La force de l'institution militaire, c'est aussi celle d'une communauté, d'une famille, d'une solidarité entre les hommes et entre les générations.
La force de nos armes, c'est l'adhésion de tous, du militaire du rang au général, à un idéal commun : celui de servir le même drapeau, de porter haut la mémoire de ceux qui ont, dans le passé, versé leur sang pour notre patrie.
Dans une France qui, plus que jamais, a besoin que l'on réaffirme la valeur du pacte social, ces valeurs ne sont ni désuètes ni illusoires.
Elles méritent plus que jamais d'être défendues.
C'est en nous appuyant sur elles que nous pourrons sereinement aborder l'avenir.
La France doit dès aujourd'hui réunir les moyens de relever les défis de demain.
Le premier de ces défis, c'est de retrouver la confiance
La tendance à l'autodénigrement entretient trop souvent un climat de défaitisme, de lassitude, de renoncement.
A l'encontre de cette tendance, je veux convaincre que la France est une idée qui mérite d'être défendue. Les Français ont de multiples raisons d'être confiants en eux et en leur pays, des raisons d'être fiers de la France et d'être Français.
La France connaît certes des difficultés, liées à l'emploi, au logement, à la sécurité, aux équilibres financiers.
Mais, ne n'oublions pas, notre pays dispose aussi de nombreux atouts, qu'on perçoit parfois mieux de l'étranger : son indépendance énergétique, son agriculture dynamique, ses technologies de pointe, la grande qualification de ses hommes et de ses femmes.
Ne l'ignorons pas, le rôle de Jeanne d'Arc, a été autant psychologique que militaire, voire davantage.
La délivrance d'Orléans, ce n'est pas tant la victoire des armes que la victoire des esprits, de la confiance retrouvée, de la France qui redresse la tête et regarde l'avenir avec espoir et détermination.
Aujourd'hui comme hier, le salut, le succès, la victoire viendront si nous savons refuser le défaitisme et retrouver la fierté de ce que nous sommes.
La France n'est jamais si grande, jamais si forte que lorsqu'elle est unie dans une même volonté d'avancer.
L'unité de la France est la condition de la réussite de tous
Notre unité nationale s'est forgée à la faveur du temps, d'affrontements parfois, d'efforts collectifs toujours.
Il en résulte une unité qui respecte la diversité, sans pour autant exalter la différence : c'est là l'équilibre subtil qui est la marque de fabrique de la nation française.
Notre cohésion est aujourd'hui menacée par des manifestations identitaires, par la tentation du communautarisme.
Le communautarisme, c'est préférer le « vivre entre soi » au « vivre ensemble ».
Il est porteur potentiel d'agressivité et de violence. C'est le renoncement à créer l'envie d'un destin commun.

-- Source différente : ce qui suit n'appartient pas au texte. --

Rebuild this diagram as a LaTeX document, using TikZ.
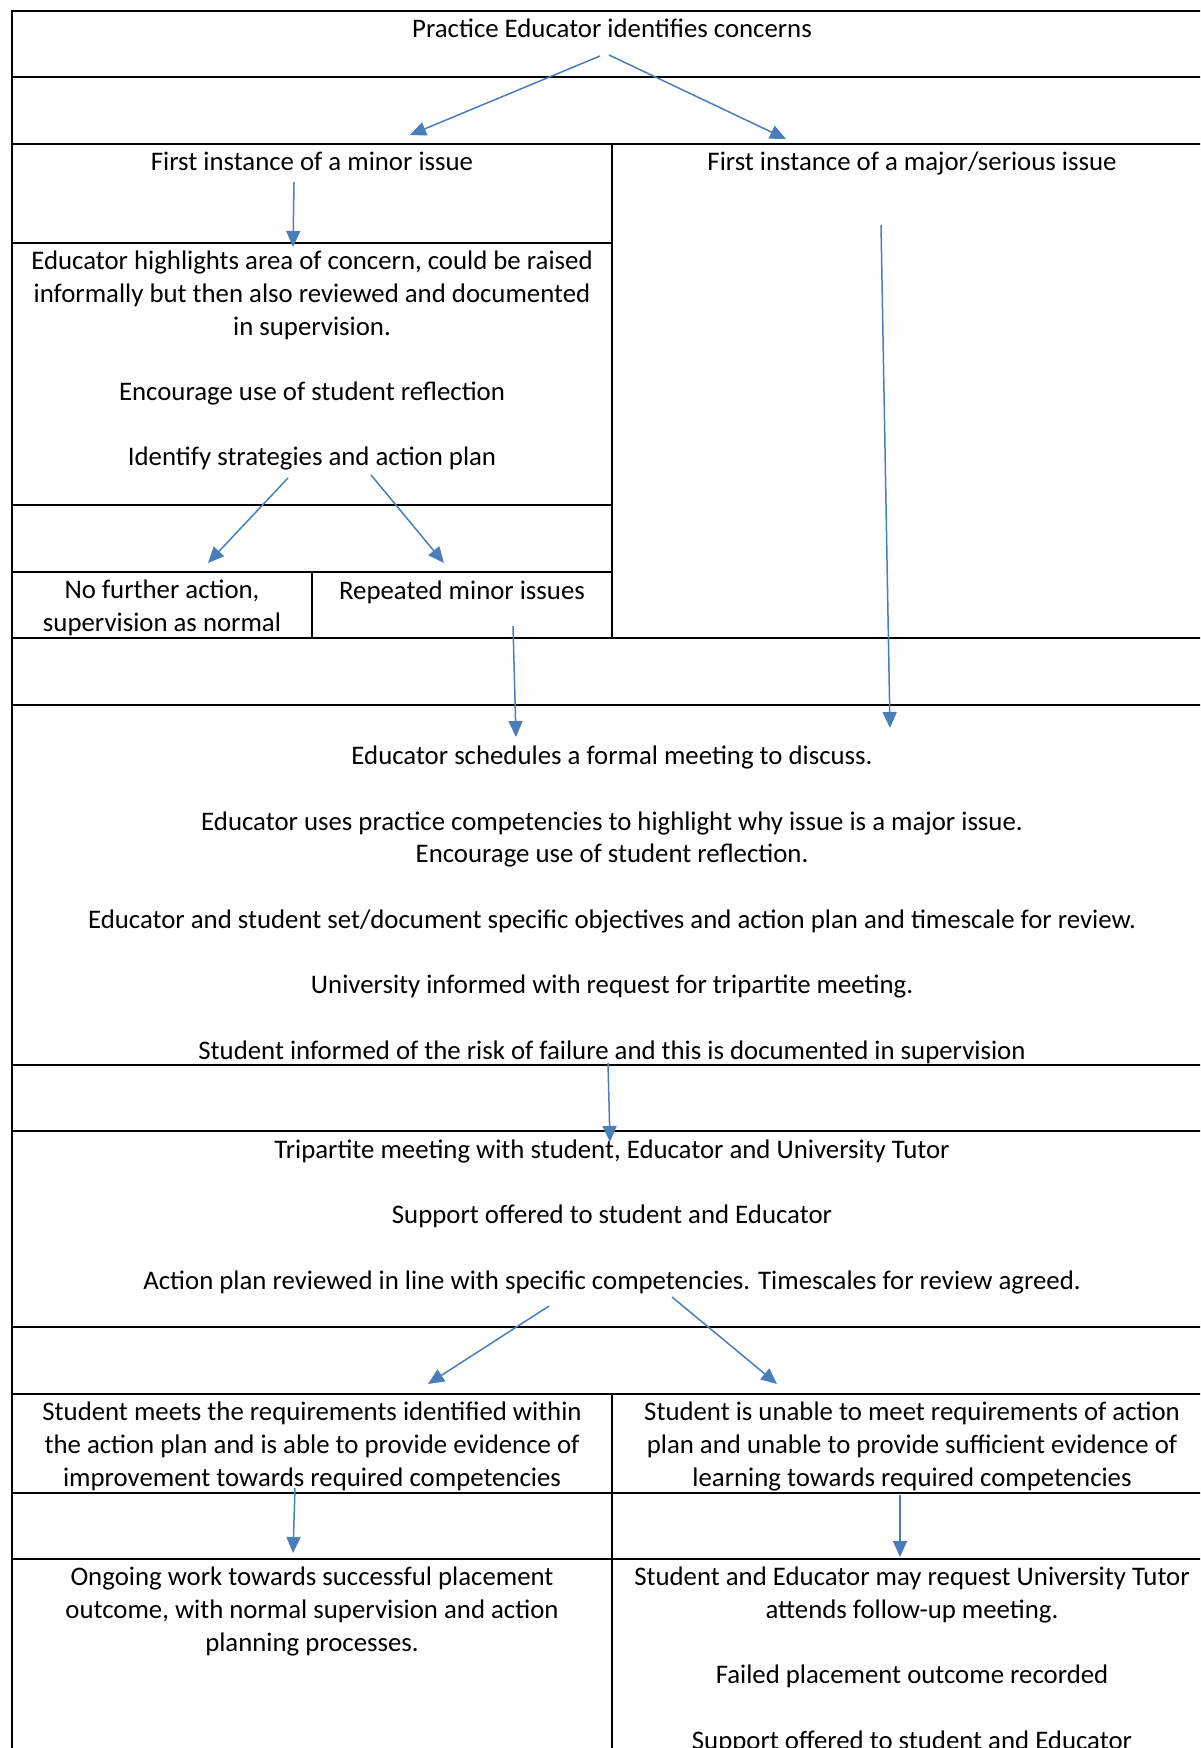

Céder à cette tendance, c'est aller à l'encontre de notre histoire, de nos valeurs, de notre sociologie.
Mais renforcer la cohésion nationale nécessite de renouer avec le principe éminemment républicain de l'égalité des chances.
Le sentiment d'appartenance à la nation ne peut se maintenir si certains pensent qu'ils sont exclus de la possibilité de progresser, de réussir.
Dans notre pays, dans notre quotidien, chacun a besoin d'être reconnu, d'exister aux yeux des autres et du groupe, de participer à la vie économique, sociale, politique du pays.
Il y a aujourd'hui, ne nous le cachons pas, une rupture entre le citoyen et la politique.
Il faut redonner de la force et du sens à l'engagement politique.
Le service de l'Etat, le service de la France, ne doit jamais et ne peut jamais être le prétexte d'une ambition personnelle ou carriériste.
Servir la France, comme le font nos soldats, la servir jusqu'au bout, avec les risques et les sacrifices que cela comporte, servir la France c'est la seule ambition qui vaille.
Servir la France, c'est promouvoir un Etat actif et impartial, au service de tous, et au dessus de tout, au service exclusif de la Nation
Servir la France, c'est servir ce qui dépasse chacun d'entre nous, chacune de nos petites individualités.
C'est servir ce qui est plus grand que chacun d'entre nous.
Monsieur le Maire,
Mesdames et Messieurs,
La figure de Jeanne d'Arc a été la source de toutes les inspirations : hommes et femmes de lettres, artistes, réalisateurs.
Il y eut la Jeanne de Péguy, de Malraux, de Claudel, d'Otto Preminger, de Michel Ragon et de Jacques Rivette.
Il y eut celle de Verdi, de Tchaïkovski et de Mark Twain.
Il y a celle qui incarne un idéal dans lequel chacun peut se reconnaître.
Parce qu'elle a su fédérer par la force de ses convictions, Jeanne d'Arc a réalisé l'unité des Français.
En un mot, nous célébrons Jeanne parce que nous célébrons la patrie.
Elle est à l'origine d'une des étapes décisives de la construction de la France.
Elle appartient à tous les Français et toutes les Françaises.